Make an exact copy of the lines, leaving the pictures out.

[Start]

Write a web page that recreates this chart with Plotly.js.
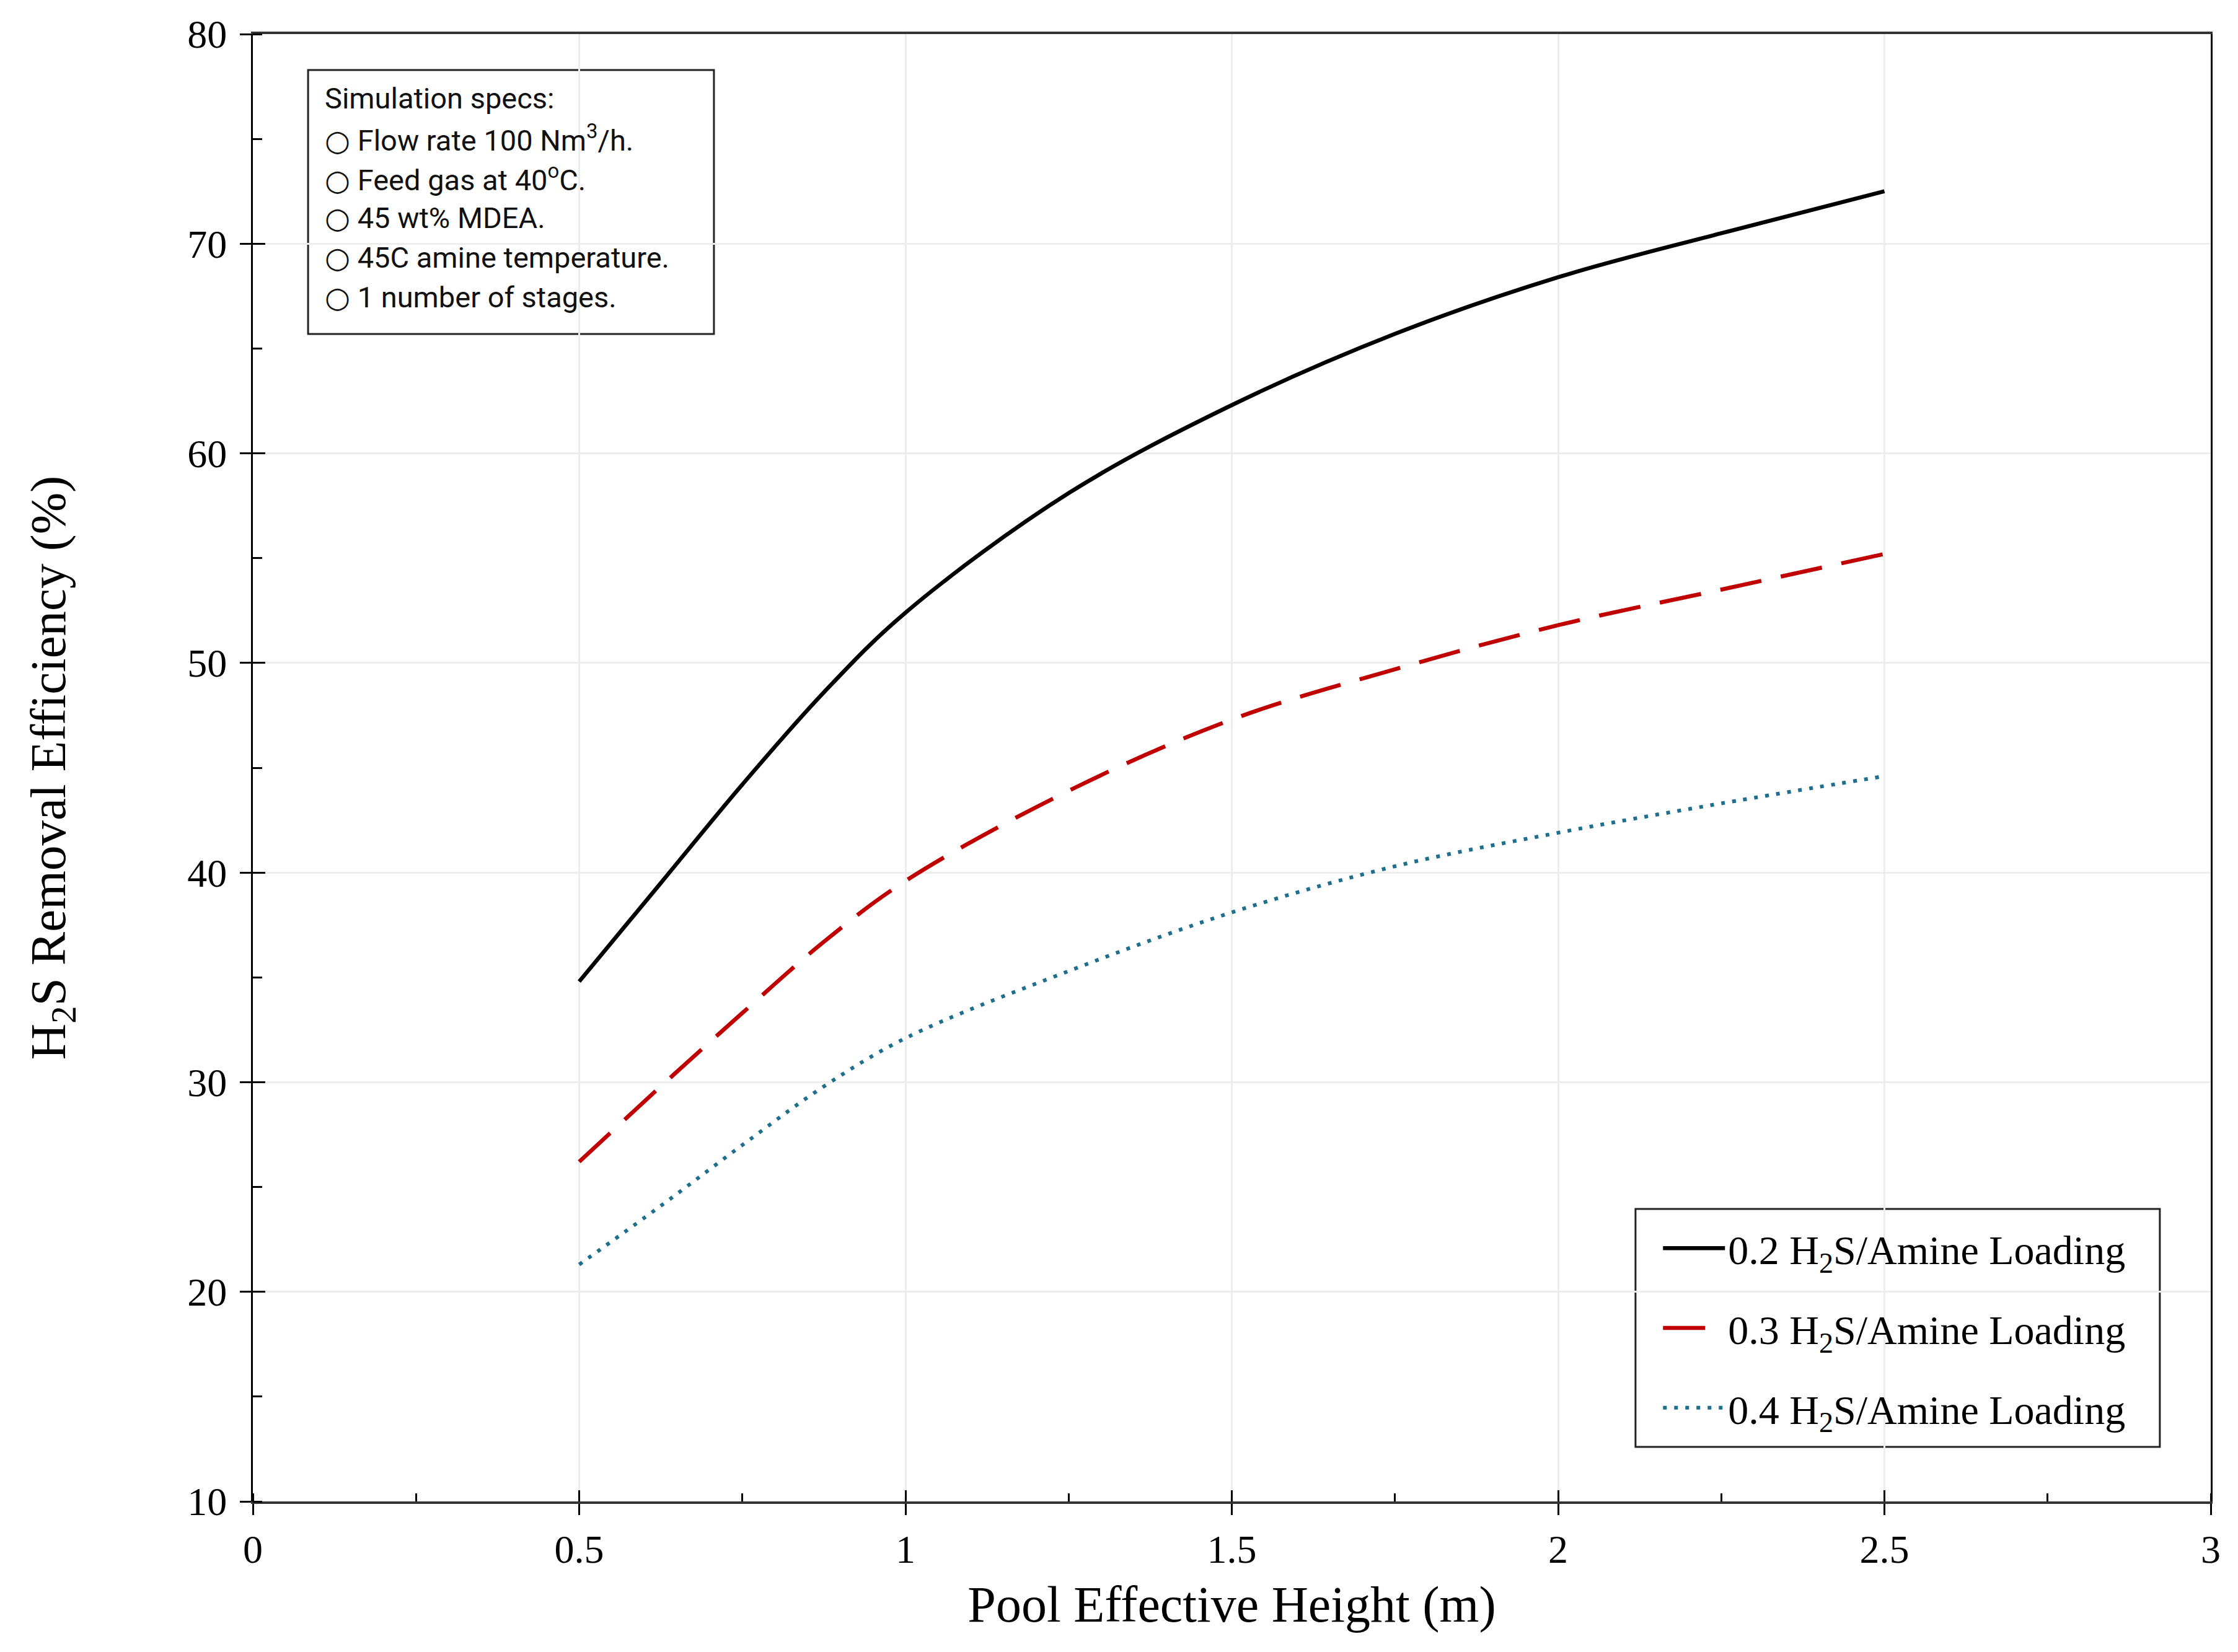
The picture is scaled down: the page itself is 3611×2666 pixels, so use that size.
<!DOCTYPE html>
<html>
<head>
<meta charset="utf-8">
<script src="https://cdn.plot.ly/plotly-3.0.1.min.js"></script>
<style>
  html, body { margin: 0; padding: 0; background: #fff; }
  #plot { width: 3611px; height: 2666px; }
</style>
</head>
<body>
<div id="plot"></div>
<script>
// pool effective height (m)
const height = [0.5, 0.625, 0.75, 0.875, 1.0, 1.25, 1.5, 1.75, 2.0, 2.25, 2.5]

// H2S removal efficiency (%)
const load02 = [34.8, 39.5, 44.2, 48.6, 52.4, 58.1, 62.3, 65.7, 68.4, 70.5, 72.5]
const load03 = [26.2, 29.8, 33.3, 36.7, 39.6, 43.9, 47.3, 49.7, 51.8, 53.5, 55.2]
const load04 = [21.3, 24.1, 27.0, 29.8, 32.1, 35.3, 38.1, 40.3, 41.9, 43.3, 44.6]

const seriesNames = [
  '0.2 H<sub>2</sub>S/Amine Loading',
  '0.3 H<sub>2</sub>S/Amine Loading',
  '0.4 H<sub>2</sub>S/Amine Loading'
]

const circle = '<span style="font-family:DejaVu Sans">○</span>'
const specLines = [
  'Simulation specs:',
  circle + ' Flow rate 100 Nm<sup>3</sup>/h.',
  circle + ' Feed gas at 40<sup>o</sup>C.',
  circle + ' 45 wt% MDEA.',
  circle + ' 45C amine temperature.',
  circle + ' 1 number of stages.'
]

const serif = 'Liberation Serif, Times New Roman, serif'
const sans = 'Roboto, Lato, sans-serif'

const styles = [
  { color: '#000000', width: 6.5, dash: 'solid' },
  { color: '#c00000', width: 6.5, dash: '68px,32px' },
  { color: '#1e6e8e', width: 6, dash: '6px,12px' }
]

const traces = [load02, load03, load04].map((ys, i) => ({
  x: height,
  y: ys,
  type: 'scatter',
  mode: 'lines',
  name: seriesNames[i],
  legendgroup: 'g' + i,
  line: { shape: 'spline', smoothing: 1, ...styles[i] }
}))

const annotations = specLines.map((t, i) => ({
  xref: 'paper', yref: 'paper',
  x: 0.036, y: 0.9563 - i * 0.0271,
  xanchor: 'left', yanchor: 'middle',
  showarrow: false,
  align: 'left',
  text: t,
  font: { family: sans, size: 47, color: '#111' }
}))

// frame boxes for the specs note and the legend (paper coords)
const boxes = [
  { x0: 0.0282, x1: 0.2355, y0: 0.7956, y1: 0.9755 },
  { x0: 0.7062, x1: 0.9740, y0: 0.0372, y1: 0.1993 }
]

const layout = {
  width: 3611,
  height: 2666,
  paper_bgcolor: '#fff',
  plot_bgcolor: '#fff',
  margin: { l: 408, r: 44, t: 55, b: 243 },
  showlegend: true,
  legend: {
    x: 0.706, y: 0.1935, xanchor: 'left', yanchor: 'top',
    bgcolor: 'rgba(0,0,0,0)',
    borderwidth: 0,
    traceorder: 'grouped',
    tracegroupgap: 40,
    itemwidth: 100,
    indentation: 40,
    font: { family: serif, size: 66, color: '#000' }
  },
  xaxis: {
    range: [0, 3],
    dtick: 0.5,
    tick0: 0,
    ticks: 'outside',
    ticklen: 18,
    tickwidth: 3,
    tickcolor: '#000',
    minor: { dtick: 0.25, ticks: 'inside', ticklen: 13, tickwidth: 3, tickcolor: '#000', showgrid: false },
    showline: true,
    linecolor: '#333',
    linewidth: 4,
    mirror: true,
    showgrid: true,
    gridcolor: '#ededed',
    gridwidth: 3,
    zeroline: false,
    tickfont: { family: serif, size: 64, color: '#000' },
    title: { text: 'Pool Effective Height (m)', standoff: 26, font: { family: serif, size: 82, color: '#000' } }
  },
  yaxis: {
    range: [10, 80],
    dtick: 10,
    tick0: 0,
    ticks: 'outside',
    ticklen: 18,
    tickwidth: 3,
    tickcolor: '#000',
    ticklabelstandoff: 8,
    minor: { dtick: 5, ticks: 'inside', ticklen: 15, tickwidth: 3, tickcolor: '#000', showgrid: false },
    showline: true,
    linecolor: '#000',
    linewidth: 3,
    mirror: true,
    showgrid: true,
    gridcolor: '#ededed',
    gridwidth: 3,
    zeroline: false,
    tickfont: { family: serif, size: 64, color: '#000' },
    title: { text: 'H<sub>2</sub>S Removal Efficiency (%)', standoff: 170, font: { family: serif, size: 81, color: '#000' } }
  },
  // second pair of axes only to draw the inner half of the major ticks
  xaxis2: {
    overlaying: 'x', anchor: 'y', side: 'bottom',
    range: [0, 3], dtick: 0.5, tick0: 0,
    ticks: 'inside', ticklen: 18, tickwidth: 3, tickcolor: '#000',
    showticklabels: false, showgrid: false, showline: false, zeroline: false
  },
  yaxis2: {
    overlaying: 'y', anchor: 'x', side: 'left',
    range: [10, 80], dtick: 10, tick0: 0,
    ticks: 'inside', ticklen: 20, tickwidth: 3, tickcolor: '#000',
    showticklabels: false, showgrid: false, showline: false, zeroline: false
  },
  shapes: boxes.map(b => ({
    type: 'rect', xref: 'paper', yref: 'paper',
    ...b,
    line: { color: '#222', width: 3 },
    fillcolor: '#fff',
    layer: 'below'
  })),
  annotations: annotations
}

// empty trace so the overlay axes get drawn
traces.push({ x: [], y: [], xaxis: 'x2', yaxis: 'y2', type: 'scatter', showlegend: false, hoverinfo: 'skip' })

Plotly.newPlot('plot', traces, layout, { staticPlot: true })
</script>
</body>
</html>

[End]

The response:
Write a web page that recreates this chart with Plotly.js.
The picture is scaled down: the page itself is 3611×2666 pixels, so use that size.
<!DOCTYPE html>
<html>
<head>
<meta charset="utf-8">
<script src="https://cdn.plot.ly/plotly-3.0.1.min.js"></script>
<style>
  html, body { margin: 0; padding: 0; background: #fff; }
  #plot { width: 3611px; height: 2666px; }
</style>
</head>
<body>
<div id="plot"></div>
<script>
// pool effective height (m)
const height = [0.5, 0.625, 0.75, 0.875, 1.0, 1.25, 1.5, 1.75, 2.0, 2.25, 2.5]

// H2S removal efficiency (%)
const load02 = [34.8, 39.5, 44.2, 48.6, 52.4, 58.1, 62.3, 65.7, 68.4, 70.5, 72.5]
const load03 = [26.2, 29.8, 33.3, 36.7, 39.6, 43.9, 47.3, 49.7, 51.8, 53.5, 55.2]
const load04 = [21.3, 24.1, 27.0, 29.8, 32.1, 35.3, 38.1, 40.3, 41.9, 43.3, 44.6]

const seriesNames = [
  '0.2 H<sub>2</sub>S/Amine Loading',
  '0.3 H<sub>2</sub>S/Amine Loading',
  '0.4 H<sub>2</sub>S/Amine Loading'
]

const circle = '<span style="font-family:DejaVu Sans">○</span>'
const specLines = [
  'Simulation specs:',
  circle + ' Flow rate 100 Nm<sup>3</sup>/h.',
  circle + ' Feed gas at 40<sup>o</sup>C.',
  circle + ' 45 wt% MDEA.',
  circle + ' 45C amine temperature.',
  circle + ' 1 number of stages.'
]

const serif = 'Liberation Serif, Times New Roman, serif'
const sans = 'Roboto, Lato, sans-serif'

const styles = [
  { color: '#000000', width: 6.5, dash: 'solid' },
  { color: '#c00000', width: 6.5, dash: '68px,32px' },
  { color: '#1e6e8e', width: 6, dash: '6px,12px' }
]

const traces = [load02, load03, load04].map((ys, i) => ({
  x: height,
  y: ys,
  type: 'scatter',
  mode: 'lines',
  name: seriesNames[i],
  legendgroup: 'g' + i,
  line: { shape: 'spline', smoothing: 1, ...styles[i] }
}))

const annotations = specLines.map((t, i) => ({
  xref: 'paper', yref: 'paper',
  x: 0.036, y: 0.9563 - i * 0.0271,
  xanchor: 'left', yanchor: 'middle',
  showarrow: false,
  align: 'left',
  text: t,
  font: { family: sans, size: 47, color: '#111' }
}))

// frame boxes for the specs note and the legend (paper coords)
const boxes = [
  { x0: 0.0282, x1: 0.2355, y0: 0.7956, y1: 0.9755 },
  { x0: 0.7062, x1: 0.9740, y0: 0.0372, y1: 0.1993 }
]

const layout = {
  width: 3611,
  height: 2666,
  paper_bgcolor: '#fff',
  plot_bgcolor: '#fff',
  margin: { l: 408, r: 44, t: 55, b: 243 },
  showlegend: true,
  legend: {
    x: 0.706, y: 0.1935, xanchor: 'left', yanchor: 'top',
    bgcolor: 'rgba(0,0,0,0)',
    borderwidth: 0,
    traceorder: 'grouped',
    tracegroupgap: 40,
    itemwidth: 100,
    indentation: 40,
    font: { family: serif, size: 66, color: '#000' }
  },
  xaxis: {
    range: [0, 3],
    dtick: 0.5,
    tick0: 0,
    ticks: 'outside',
    ticklen: 18,
    tickwidth: 3,
    tickcolor: '#000',
    minor: { dtick: 0.25, ticks: 'inside', ticklen: 13, tickwidth: 3, tickcolor: '#000', showgrid: false },
    showline: true,
    linecolor: '#333',
    linewidth: 4,
    mirror: true,
    showgrid: true,
    gridcolor: '#ededed',
    gridwidth: 3,
    zeroline: false,
    tickfont: { family: serif, size: 64, color: '#000' },
    title: { text: 'Pool Effective Height (m)', standoff: 26, font: { family: serif, size: 82, color: '#000' } }
  },
  yaxis: {
    range: [10, 80],
    dtick: 10,
    tick0: 0,
    ticks: 'outside',
    ticklen: 18,
    tickwidth: 3,
    tickcolor: '#000',
    ticklabelstandoff: 8,
    minor: { dtick: 5, ticks: 'inside', ticklen: 15, tickwidth: 3, tickcolor: '#000', showgrid: false },
    showline: true,
    linecolor: '#000',
    linewidth: 3,
    mirror: true,
    showgrid: true,
    gridcolor: '#ededed',
    gridwidth: 3,
    zeroline: false,
    tickfont: { family: serif, size: 64, color: '#000' },
    title: { text: 'H<sub>2</sub>S Removal Efficiency (%)', standoff: 170, font: { family: serif, size: 81, color: '#000' } }
  },
  // second pair of axes only to draw the inner half of the major ticks
  xaxis2: {
    overlaying: 'x', anchor: 'y', side: 'bottom',
    range: [0, 3], dtick: 0.5, tick0: 0,
    ticks: 'inside', ticklen: 18, tickwidth: 3, tickcolor: '#000',
    showticklabels: false, showgrid: false, showline: false, zeroline: false
  },
  yaxis2: {
    overlaying: 'y', anchor: 'x', side: 'left',
    range: [10, 80], dtick: 10, tick0: 0,
    ticks: 'inside', ticklen: 20, tickwidth: 3, tickcolor: '#000',
    showticklabels: false, showgrid: false, showline: false, zeroline: false
  },
  shapes: boxes.map(b => ({
    type: 'rect', xref: 'paper', yref: 'paper',
    ...b,
    line: { color: '#222', width: 3 },
    fillcolor: '#fff',
    layer: 'below'
  })),
  annotations: annotations
}

// empty trace so the overlay axes get drawn
traces.push({ x: [], y: [], xaxis: 'x2', yaxis: 'y2', type: 'scatter', showlegend: false, hoverinfo: 'skip' })

Plotly.newPlot('plot', traces, layout, { staticPlot: true })
</script>
</body>
</html>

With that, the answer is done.